|Re: Email for Cohousing||<– Date –> <– Thread –>|
|From: Lynn Nadeau (welcomeolympus.net)|
|Date: Thu, 7 Oct 1999 18:42:30 -0600 (MDT)|
RoseWind here, in Port Townsend WA. 16 of our 20 families have email. 14 of those with email live on site. And email still serves a VERY important function among us. All the positives mentioned on this thread so far apply. What can I add? 1) If a communication goes out over email, and applies to the whole group, be sure to get paper copies, phone calls, or such to those who do not have email. (This is for things like announcements of meetings or discussions, call for input on proposals, input on matters of common concern, minutes.) 2) Know your colleagues.
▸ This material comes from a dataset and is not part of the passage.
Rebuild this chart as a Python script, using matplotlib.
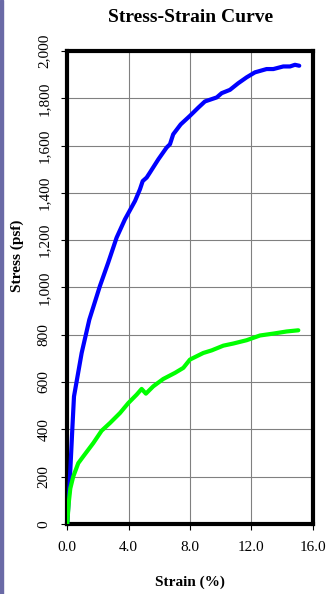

One of our members has explicitly told us that SHE wants face to face discussion of any personal issue that involves her, and considers it disrespectful to hear about it by email instead. Most of us, on the other hand, welcome the opportunity to deal with "loaded" content via email, as we can choose when to read it, have our immediate defensive reactions in private, and take the time, or rewrites, needed to formulate a thoughtful response. If you don't know these things about each other, ask. It makes an interesting sharing circle topic, for one thing, looking at related issues like how much individuals do or don't welcome dropping in, phone calls, written responses. You realize we are all different, shaped by our families, other prior experiences, and temperaments. -------- We have no lack of face to face interaction here. But none of us spends days sitting around the house. We are out a lot. A tremendous amount of communication happens by email which simply wouldn't happen at all, if left to the times we are physically together. And, frankly, I'd rather deal with issues as an on-line debate most of the time, and leave community suppers, for example, free for non-stressful conversation, building on our commonalities. ( I don't want to see "George" coming, and say to myself, "Oh, no, here comes a contentious rant about the common house budget." But if I see an email from George on the subject, I can deal with it more evenly.) The value of email in the group is great, and is not worth abandoning for the sake of a few sensitive areas. Best to find ways to avoid the pitfalls, but keep that "baby" in the bathwater.